Lundi soir, dans le cadre du «Monde Festival» organisé par Le Monde, douze collaborateurs du journal se sont succédé sur la scène du Théâtre de la Porte Saint-Martin, devant plus de 1.000 personnes - dont beaucoup de journalistes, mais aussi des classes de lycées.
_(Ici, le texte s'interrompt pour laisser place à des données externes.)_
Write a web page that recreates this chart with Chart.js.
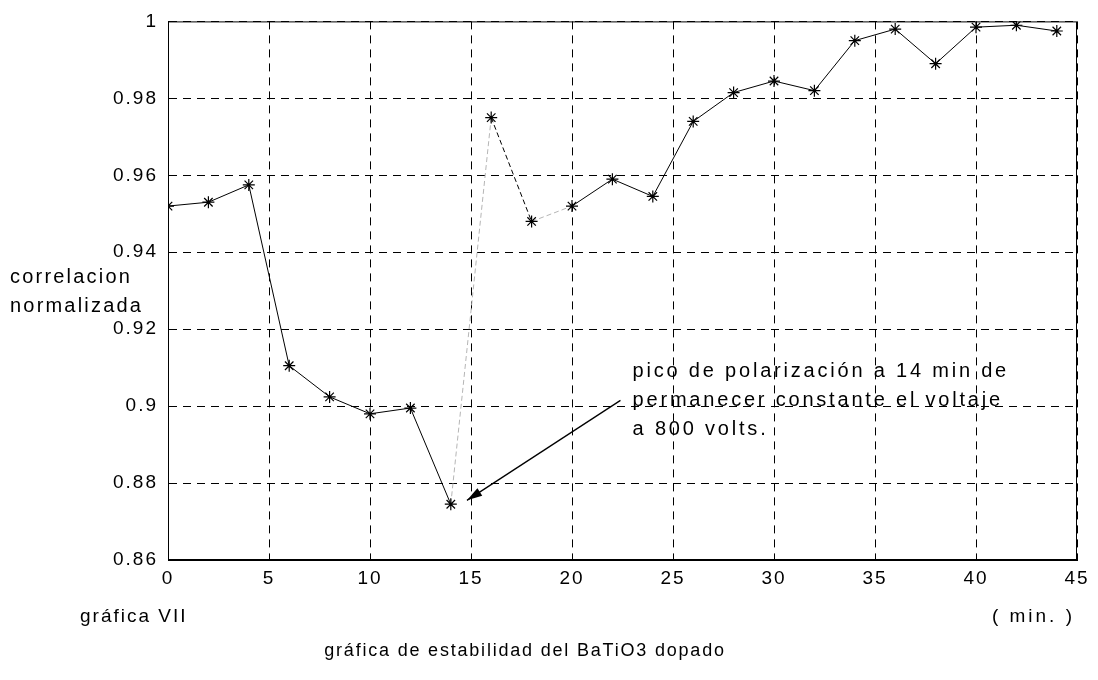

Posément, ils ont parlé dix minutes chacun devant un grand écran où étaient projetés des photos, des cartes, des vidéos, des textes, des dessins ou des mails. Un équilibre entre récits sérieux ou drôles, en images ou en texte, en chanson ou en parole. De leurs phrases émergeaient leurs faiblesses, leurs hésitations, leurs déceptions, parfois leur colère ou leur peur, bien loin d'un journal de référence qui se doit généralement d'être impersonnel.

Une tendance américaine

Depuis 2014, la créatrice de ce format en France, Florence Martin-Kessler, réalisatrice de documentaires, a organisé une dizaine de Live Magazine, 8 à Paris dans des salles de plus en plus grandes, et 2 à Bruxelles. "Je me suis inspirée du Pop Up Magazine, créé aux Etats-Unis en 2009 par Douglas McGray", raconte-t-elle. Elle découvre avec enthousiasme ce «journal vivant» en 2013, lors d'une conférence à Harvard, et décide de le lancer en France. Elle réunit une petite équipe, contacte des sponsors, et le bouche-à-oreille remplit les salles. Aux Etats-Unis, le prochain Pop Up Magazine est programmé dans une salle de 8.500 personnes.

Histoires improbables

Pourquoi refuser toute captation vidéo ? "Certains ne raconteraient pas leur histoire si elle terminait sur internet. Je voulais un récit ici et maintenant. Et puis c'est quelque chose de partagé, pas une expérience solitaire devant son téléphone. Comme quand tout le monde lisait le même édito", répond-elle.

Lundi, Chloé Aeberhardt a raconté comment elle a traqué une espionne russe, pour terminer dans un appartement moscovite surchauffé face à une étrange ménagère impassible. Philippe Ridet, journaliste politique, a révélé la genèse d'une photo de Sarkozy les mains jointes, qui l'a poursuivi toute sa carrière. Le dessinateur Sergueï, au piano, a chanté avec émotion le blues du dessinateur devant les horreurs du monde et son confrère Plantu a dévoilé quelques dessins impubliables. Maxime Vaudano, qui a épluché pendant des mois les «Panama Papers», a relaté son improbable correspondance avec Michel Reybier, créateur de Justin Bridou.

Le regard le plus décalé était peut-être celui du photographe Michaël Zumstein, passionné de foot, troublé de voir d'innombrables ados africains arborer avec fierté, comme lui-même dans son enfance, des maillots de Messi, Zidane et autres héros du ballon rond. Y compris des enfants soldats. "J'avais des visions", se souvient-il. "J'ai vu Lionel Messi. Il avait huit ans et ramassait avec son âne les ordures sur un marché au Niger. Quand Thierry Henry ne travaillait pas au marché central comme boucher, il venait souvent aider au champ son ami Iniesta, le milieu de terrain du FC Barcelone". "Puis c'est devenu cauchemardesque. En Centrafique, Fernando Torres, l'attaquant espagnol avait pris la tête d'un groupe armé. Ronaldihno amenait à l'hôpital son ami mort dans ses bras. Partout sur le continent, les jeunes hommes portent sur leur dos un numéro et un nom de rêve. Un double imaginaire. Une autre vie que la leur".